Last month saw Manchester unveil the draft versions of important new strategies that will guide the city’s future. The cornerstone is the Manchester Strategy, which will guide priorities up until 2025 and aims to confirm Manchester’s place as a ‘top flight’ world city.
Crucially, this is not the council’s strategy. It has been produced by Manchester Leaders Forum, a group of public, private and third sector leaders from across the city.
One of the strengths of Manchester over the years has been that collective sense of purpose. Nor can it be delivered without the active involvement of the city’s people. But without a clear strategic direction the more detailed strategies that flow from it would lack coherence and co-ordination.
The vision for 2025 is set out under five key themes of what Manchester should be:
- Thriving and sustainable: Planning ahead to support a growing city, which has created jobs at a faster rate than London in 2015, whether it’s through business space for emerging sectors such as digital, life sciences and advanced manufacturing or new housing.
- Highly skilled: Manchester has a higher education sector that attracts students from all over the world. But we still have too many young people not in education, employment or training and it’s essential that those growing up now aspire to be part of the city’s success.
- Progressive and equitable: Reducing the disparities between our communities. As well as working to improve people’s health and skills this means new ways of delivering services to help people become more self-reliant – for example better early years support so children get the best start in life.

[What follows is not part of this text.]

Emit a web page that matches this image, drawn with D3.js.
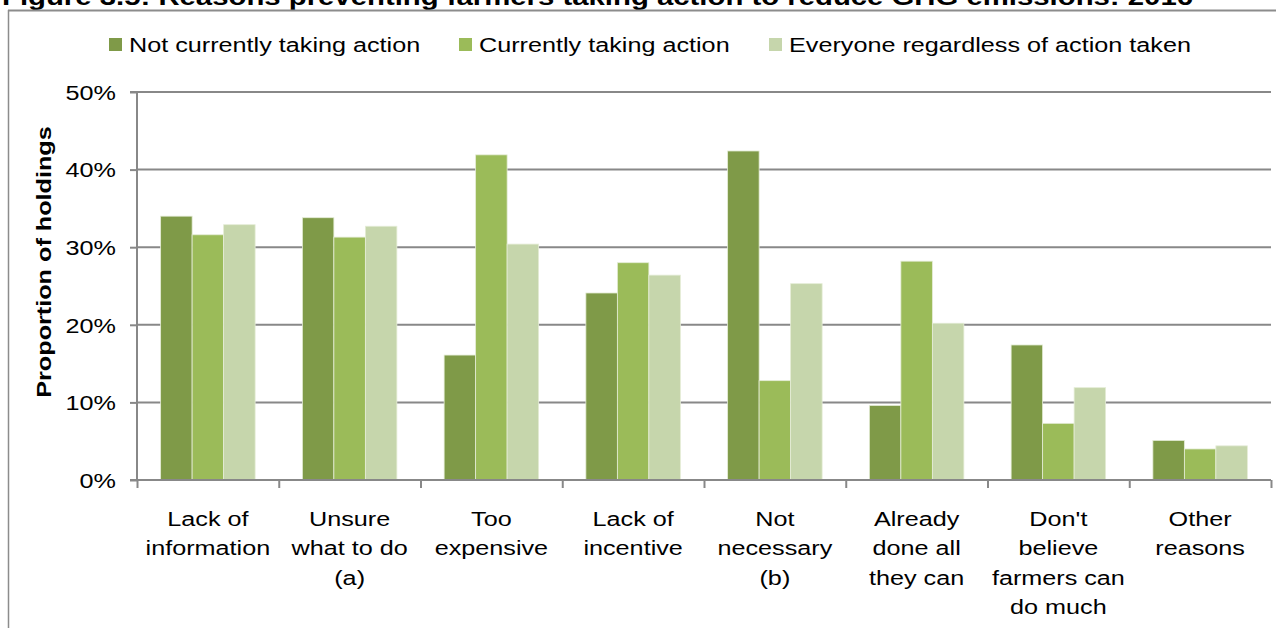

- Liveable and low carbon: A city recognised for its high quality of life, improving the experience of people already living here while attracting new talent. This requires a great mix of sports and cultural facilities including parks and open spaces, good transport, the right mix of housing, welcoming communities and a healthy environment. Work to reduce carbon emissions also needs to be scaled up.
- Connected: World class infrastructure with the transport connections to drive growth. Being HS2-ready will enable us to begin capturing the regeneration benefits even before high speed rail arrives.
We will continue to make the case for improved east-west connections across northern England and maximise the benefits of Manchester Airport, which is expected to have 40m passengers a year by 2030.
We will also continue to make it easier to travel by walking, cycling and public transport – for example with improved bus services made possible by franchising through devolution.
These are the threads which will run through everything we do in the years ahead.
The best initiatives combine more than one element. For example, world-leading arts space The Factory (which was awarded £78m of funding in last year’s autumn statement as part of the Northern Powerhouse initiative) will support creative and tourism industries while enhancing the liveability of the city.
Last month also saw the publication of the draft strategy for our city centre over the next three years – crucial if we are to help rebalance the nation’s economy to address the over-dominance of London and the south-east.
It looks at the emerging neighbourhoods which will power the next phase, such as St John’s (the former ITV Granada site which will include The Factory) and city centre fringe housing schemes such as Manchester Life.
The population of Manchester city centre has trebled in the last decade – now standing at almost 25,000 – and more than 140,000 people work in it. Major infrastructure improvements, such as a second Metrolink tram line through the city centre, are under way to future-proof the city.
None of these strategies exist in isolation.
The Manchester Strategy is aligned with Stronger Together, Greater Manchester Combined Authority and Greater Manchester Local Enterprise Partnership’s shared vision for the whole Greater Manchester area. It’s about Manchester’s distinctive contribution to that goal.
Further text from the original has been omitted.